Types of On/Off-Ramps

1. Custodial Ramps

The provider holds funds during conversion and credits stablecoins or fiat to an account. This can simplify UX but increases reliance on the provider.

2. Non-Custodial Ramps

The user receives stablecoins directly to their own wallet, or sends stablecoins from their wallet for payout. This improves user control but places more responsibility on the user for wallet security and address accuracy.

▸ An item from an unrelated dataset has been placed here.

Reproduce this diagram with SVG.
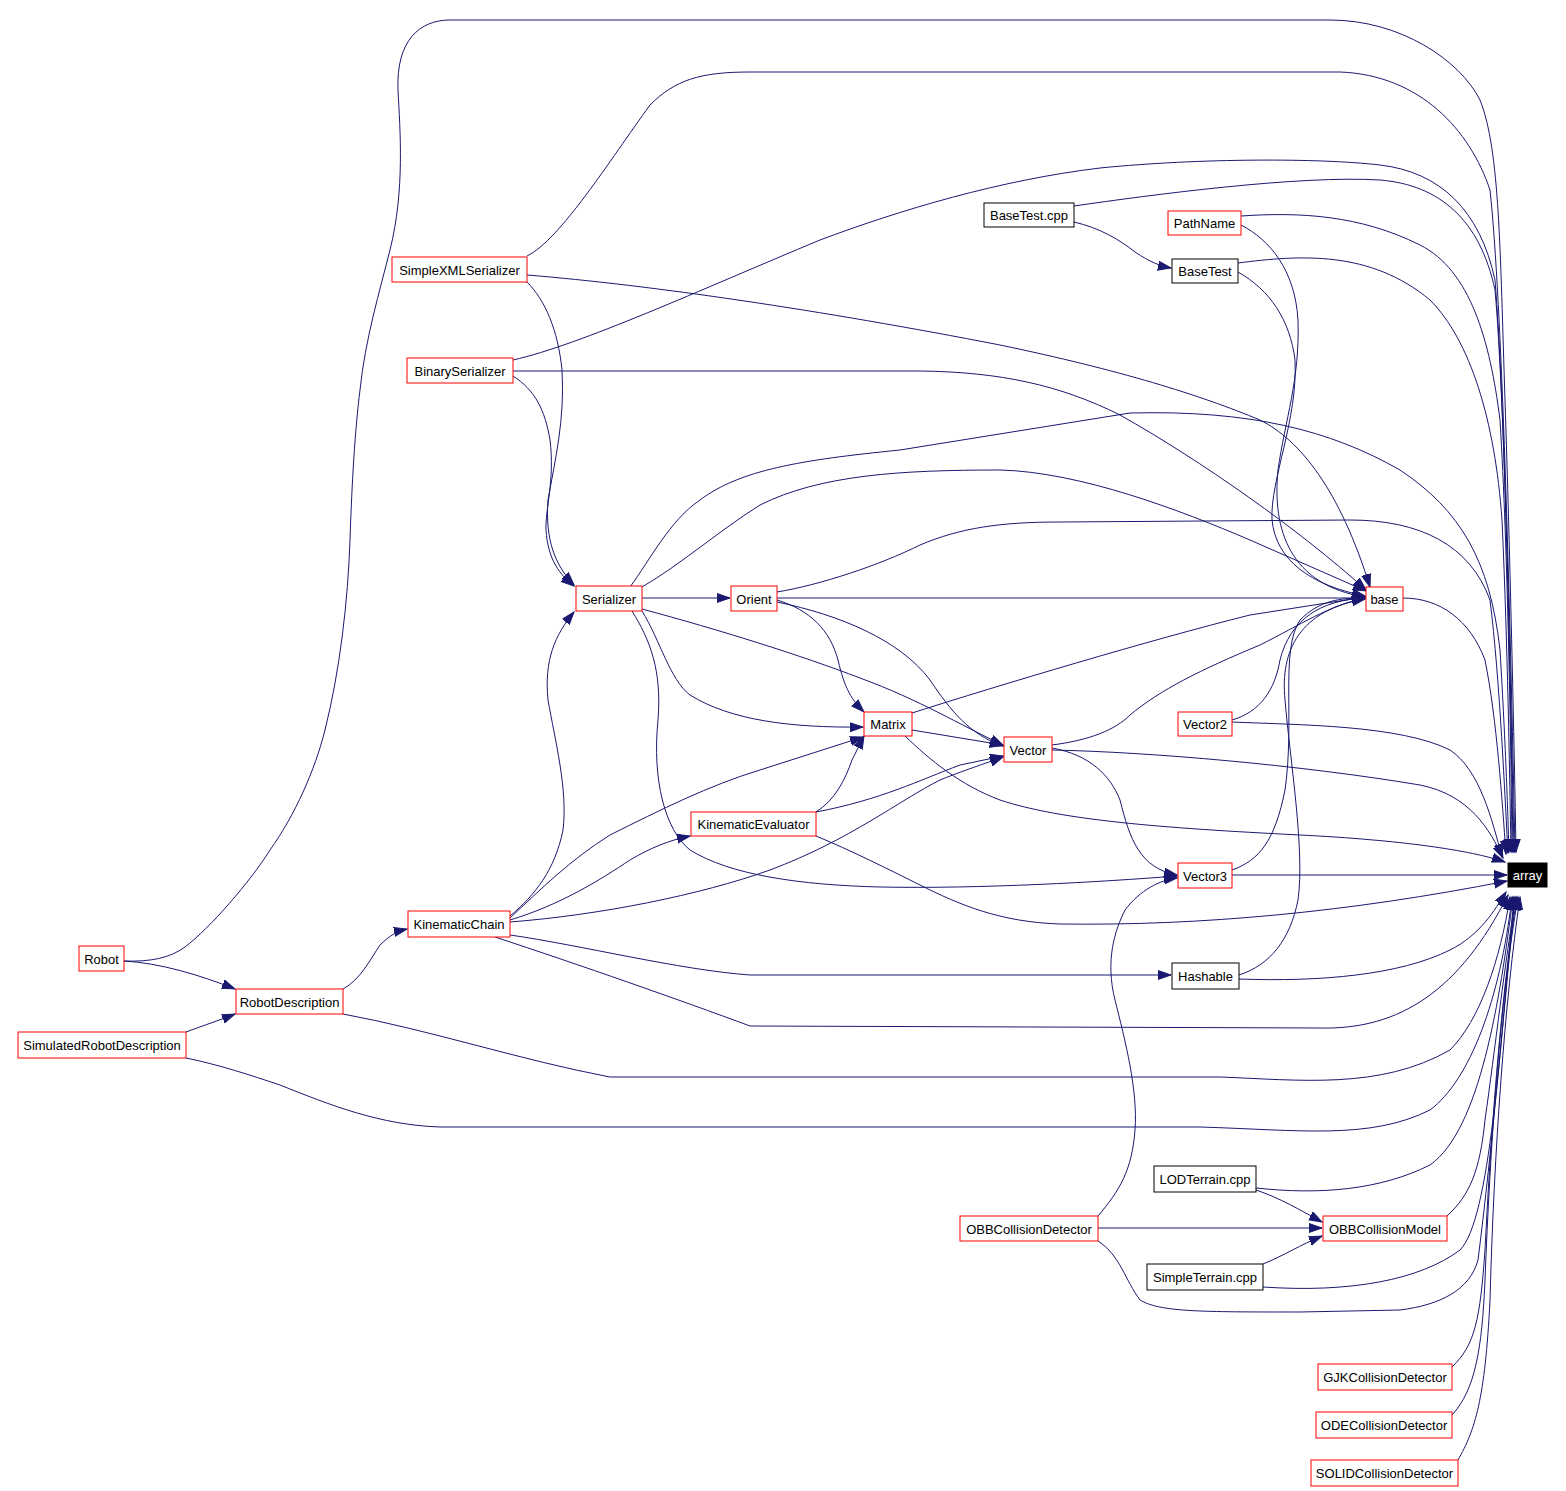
<svg xmlns="http://www.w3.org/2000/svg" width="1566" height="1491" viewBox="0 0 1566 1491">
<style>
.n rect{fill:#fff;stroke:#ff0000;stroke-width:1}
.n.b rect{stroke:#000}
.n text{font-family:"Liberation Sans",Arial,sans-serif;font-size:13px;text-anchor:middle;fill:#000}
.n.k rect{fill:#000;stroke:#000}
.n.k text{fill:#fff}
#edges path{fill:none;stroke:#191970;stroke-width:1;marker-end:url(#ah)}
</style>
<defs>
<marker id="ah" markerWidth="15" markerHeight="11" refX="13" refY="5" orient="auto" markerUnits="userSpaceOnUse"><path d="M0,0.5 L13,5 L0,9.5 z" fill="#191970" stroke="#191970" stroke-width="1"/></marker>
</defs>
<rect width="1566" height="1491" fill="#fff"/>
<g id="edges">
<path d="M124,961 C150,962 170,958 185,947 C210,928 250,882 270,850 C295,815 315,770 325,730 C340,670 348,600 350,540 C352,480 355,430 360,390 C365,340 380,290 390,250 C405,190 400,130 398,90 C396,40 420,20 450,20 L1330,20 C1400,20 1460,60 1480,100 C1500,150 1500,250 1505,400 C1510,550 1515,780 1516,852"/>
<path d="M527,256 C560,240 610,160 650,105 C675,80 700,72 750,72 L1340,72 C1420,75 1470,130 1490,190 C1502,300 1510,600 1515,852"/>
<path d="M513,360 C580,345 700,290 820,240 C900,210 1000,180 1100,168 C1200,158 1320,158 1380,165 C1440,172 1480,210 1495,280 C1505,400 1511,700 1514,852"/>
<path d="M1074,206 C1150,195 1300,175 1380,180 C1440,185 1480,220 1495,290 C1505,400 1511,700 1513,852"/>
<path d="M1241,216 C1300,212 1360,215 1420,245 C1470,270 1490,340 1500,420 C1508,550 1511,750 1512,852"/>
<path d="M1238,263 C1300,255 1370,250 1430,300 C1470,340 1495,420 1502,520 C1508,650 1510,800 1511,852"/>
<path d="M630,587 C650,560 670,520 700,500 C740,470 800,460 900,450 L1130,413 C1250,410 1330,430 1400,470 C1460,510 1490,560 1500,650 C1506,750 1508,820 1509,852"/>
<path d="M777,592 C820,585 880,565 920,545 C960,528 1000,522 1060,522 L1350,520 C1420,520 1470,545 1490,600 C1500,680 1505,800 1508,853"/>
<path d="M1403,598 C1440,598 1470,620 1485,660 C1497,720 1502,800 1506,854"/>
<path d="M1052,750 C1150,752 1300,765 1420,785 C1470,795 1490,830 1503,858"/>
<path d="M905,736 C930,760 960,785 1000,800 C1060,820 1160,828 1300,835 C1400,840 1470,850 1505,862"/>
<path d="M1232,722 C1300,725 1400,725 1450,750 C1480,770 1492,820 1502,857"/>
<path d="M1232,875 L1507,875"/>
<path d="M816,836 C850,850 890,870 920,885 C960,905 1000,922 1060,924 C1200,926 1350,912 1507,881"/>
<path d="M1239,979 C1320,982 1400,975 1450,950 C1480,935 1495,910 1506,892"/>
<path d="M495,937 C580,965 680,1000 750,1026 L1320,1028 C1400,1030 1460,990 1508,895"/>
<path d="M343,1014 C430,1030 520,1060 610,1077 L1220,1077 C1300,1080 1380,1090 1450,1050 C1480,1020 1500,960 1510,897"/>
<path d="M186,1058 C220,1065 250,1075 280,1085 C330,1105 380,1125 440,1127 L1200,1127 C1300,1130 1370,1140 1430,1110 C1470,1080 1500,1000 1512,897"/>
<path d="M1256,1188 C1320,1195 1380,1190 1430,1165 C1480,1130 1500,1000 1513,897"/>
<path d="M1263,1287 C1350,1293 1420,1280 1460,1250 C1490,1220 1500,1050 1514,897"/>
<path d="M1098,1241 C1120,1255 1125,1280 1140,1300 C1160,1312 1200,1312 1300,1312 L1400,1310 C1440,1305 1470,1290 1478,1260 C1492,1150 1505,1000 1515,897"/>
<path d="M1447,1216 C1470,1195 1480,1170 1485,1120 C1495,1050 1505,960 1516,897"/>
<path d="M1452,1367 C1475,1345 1480,1320 1485,1250 C1490,1150 1500,1000 1517,897"/>
<path d="M1452,1415 C1475,1390 1482,1350 1485,1280 C1490,1150 1500,1000 1518,897"/>
<path d="M1458,1460 C1475,1430 1485,1400 1490,1300 C1494,1150 1505,1000 1520,897"/>
<path d="M777,598 L1365,598"/>
<path d="M912,713 C1000,685 1150,640 1250,615 L1365,597"/>
<path d="M1052,745 C1090,740 1115,730 1130,715 C1160,690 1200,670 1260,645 C1300,625 1330,605 1365,598"/>
<path d="M527,275 C650,285 820,310 1000,345 C1120,370 1200,395 1260,420 C1300,440 1340,490 1370,587"/>
<path d="M513,371 L920,371 C1000,372 1060,385 1120,415 C1200,460 1300,530 1366,590"/>
<path d="M642,587 C680,565 720,530 760,505 C820,475 900,470 1000,470 C1080,472 1180,510 1250,540 L1366,591"/>
<path d="M1241,225 C1270,240 1295,270 1298,320 C1300,380 1285,420 1278,470 C1272,530 1290,585 1365,597"/>
<path d="M1238,272 C1270,290 1290,320 1295,360 C1298,420 1270,480 1272,520 C1276,560 1310,585 1365,596"/>
<path d="M1232,720 C1260,712 1275,690 1280,660 C1290,620 1320,600 1365,598"/>
<path d="M1232,870 C1260,860 1275,840 1285,790 C1295,720 1280,650 1300,620 C1320,600 1340,598 1365,598"/>
<path d="M1239,975 C1270,965 1290,940 1298,900 C1305,850 1290,760 1285,700 C1280,650 1300,610 1365,599"/>
<path d="M527,282 C545,300 558,330 562,370 C565,420 555,460 548,500 C545,540 555,565 574,585"/>
<path d="M513,376 C535,390 545,410 550,440 C555,480 545,510 546,530 C548,560 560,575 574,586"/>
<path d="M510,916 C535,895 555,870 563,830 C568,790 555,740 548,700 C544,660 555,635 574,612"/>
<path d="M642,598 L730,598"/>
<path d="M642,611 C660,640 670,680 690,695 C730,720 790,728 863,727"/>
<path d="M642,609 C720,630 800,655 860,678 C920,700 960,725 1003,745"/>
<path d="M632,611 C650,640 662,670 658,720 C652,780 665,830 690,850 C730,875 800,885 880,887 C980,889 1100,882 1177,876"/>
<path d="M777,600 C810,610 830,630 838,660 C845,690 852,700 864,712"/>
<path d="M777,602 C840,615 900,640 930,680 C950,710 970,735 1003,746"/>
<path d="M912,730 L1003,745"/>
<path d="M1052,748 C1090,755 1110,775 1120,800 C1130,840 1140,868 1177,875"/>
<path d="M816,812 C835,800 845,780 852,760 L864,736"/>
<path d="M816,812 C880,800 920,780 960,765 L1003,756"/>
<path d="M510,918 C540,890 570,860 610,835 C660,810 710,785 760,770 L863,737"/>
<path d="M510,920 C560,905 600,880 630,860 C650,848 670,840 690,836"/>
<path d="M510,922 C600,915 700,895 770,870 C850,840 900,800 940,780 C970,768 990,762 1003,757"/>
<path d="M510,935 C580,945 680,970 750,975 L1171,975"/>
<path d="M343,989 C360,980 370,960 380,945 C390,935 398,931 407,929"/>
<path d="M124,961 C160,963 200,975 235,989"/>
<path d="M186,1032 C205,1025 220,1020 235,1014"/>
<path d="M1074,222 C1100,228 1120,240 1135,252 C1150,262 1160,266 1171,268"/>
<path d="M1098,1216 C1120,1190 1132,1170 1135,1130 C1138,1090 1125,1040 1115,1000 C1105,960 1115,930 1125,910 C1140,890 1160,880 1177,878"/>
<path d="M1098,1228 L1322,1228"/>
<path d="M1256,1190 C1280,1198 1300,1210 1322,1222"/>
<path d="M1263,1264 C1285,1255 1300,1245 1322,1236"/>
</g>
<g id="n-array" class="n k"><rect x="1508" y="863" width="39" height="24"/><text x="1527.5" y="880">array</text></g>
<g id="n-BaseTestcpp" class="n b"><rect x="984" y="203" width="90" height="24"/><text x="1029" y="220">BaseTest.cpp</text></g>
<g id="n-PathName" class="n"><rect x="1168" y="211" width="73" height="24"/><text x="1204.5" y="228">PathName</text></g>
<g id="n-BaseTest" class="n b"><rect x="1172" y="259" width="66" height="24"/><text x="1205" y="276">BaseTest</text></g>
<g id="n-SimpleXMLSerializer" class="n"><rect x="392" y="257" width="135" height="25"/><text x="459.5" y="274.5">SimpleXMLSerializer</text></g>
<g id="n-BinarySerializer" class="n"><rect x="407" y="358" width="106" height="25"/><text x="460" y="375.5">BinarySerializer</text></g>
<g id="n-Serializer" class="n"><rect x="576" y="586" width="66" height="25"/><text x="609" y="603.5">Serializer</text></g>
<g id="n-Orient" class="n"><rect x="731" y="586" width="46" height="25"/><text x="754" y="603.5">Orient</text></g>
<g id="n-base" class="n"><rect x="1366" y="587" width="37" height="24"/><text x="1384.5" y="604">base</text></g>
<g id="n-Matrix" class="n"><rect x="864" y="712" width="48" height="24"/><text x="888" y="729">Matrix</text></g>
<g id="n-Vector" class="n"><rect x="1004" y="737" width="48" height="25"/><text x="1028" y="754.5">Vector</text></g>
<g id="n-Vector2" class="n"><rect x="1178" y="712" width="54" height="24"/><text x="1205" y="729">Vector2</text></g>
<g id="n-Vector3" class="n"><rect x="1178" y="863" width="54" height="25"/><text x="1205" y="880.5">Vector3</text></g>
<g id="n-KinematicEvaluator" class="n"><rect x="691" y="812" width="125" height="24"/><text x="753.5" y="829">KinematicEvaluator</text></g>
<g id="n-KinematicChain" class="n"><rect x="408" y="911" width="102" height="26"/><text x="459" y="929">KinematicChain</text></g>
<g id="n-Hashable" class="n b"><rect x="1172" y="963" width="67" height="26"/><text x="1205.5" y="981">Hashable</text></g>
<g id="n-Robot" class="n"><rect x="79" y="946" width="45" height="25"/><text x="101.5" y="963.5">Robot</text></g>
<g id="n-RobotDescription" class="n"><rect x="236" y="989" width="107" height="25"/><text x="289.5" y="1006.5">RobotDescription</text></g>
<g id="n-SimulatedRobotDescription" class="n"><rect x="18" y="1032" width="168" height="26"/><text x="102" y="1050">SimulatedRobotDescription</text></g>
<g id="n-LODTerraincpp" class="n b"><rect x="1154" y="1166" width="102" height="26"/><text x="1205" y="1184">LODTerrain.cpp</text></g>
<g id="n-OBBCollisionDetector" class="n"><rect x="960" y="1216" width="138" height="25"/><text x="1029" y="1233.5">OBBCollisionDetector</text></g>
<g id="n-OBBCollisionModel" class="n"><rect x="1323" y="1216" width="124" height="25"/><text x="1385" y="1233.5">OBBCollisionModel</text></g>
<g id="n-SimpleTerraincpp" class="n b"><rect x="1147" y="1264" width="116" height="26"/><text x="1205" y="1282">SimpleTerrain.cpp</text></g>
<g id="n-GJKCollisionDetector" class="n"><rect x="1318" y="1364" width="134" height="26"/><text x="1385" y="1382">GJKCollisionDetector</text></g>
<g id="n-ODECollisionDetector" class="n"><rect x="1316" y="1412" width="136" height="26"/><text x="1384" y="1430">ODECollisionDetector</text></g>
<g id="n-SOLIDCollisionDetector" class="n"><rect x="1311" y="1460" width="147" height="26"/><text x="1384.5" y="1478">SOLIDCollisionDetector</text></g>
</svg>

3. Direct Issuer Redemptions vs. Market Conversions

Some off-ramps operate through issuer redemption rails; others convert via market liquidity (for example, selling stablecoins on exchanges), depending on access and structure.


Risks and Considerations

On/off-ramps introduce operational and compliance dependencies:

  • Fees and spreads: total cost can include FX spreads, network fees, and provider fees
  • Settlement and payout timing: banking hours and payout methods affect speed
  • Compliance and account limits: KYC/KYB, sanctions screening, and jurisdiction rules may restrict usage
  • Counterparty risk: funds may be exposed while held by a ramp provider
  • Liquidity risk: stressed markets can widen spreads and reduce available liquidity
  • Operational risk: failed transfers, chargebacks (for cards), or address/chain mismatches

Summary

An on/off-ramp is a service layer that converts fiat money into stablecoins and stablecoins back into fiat, enabling real-world use of on-chain payments and settlement. The quality of the ramp affects cost, speed, reliability, and compliance outcomes.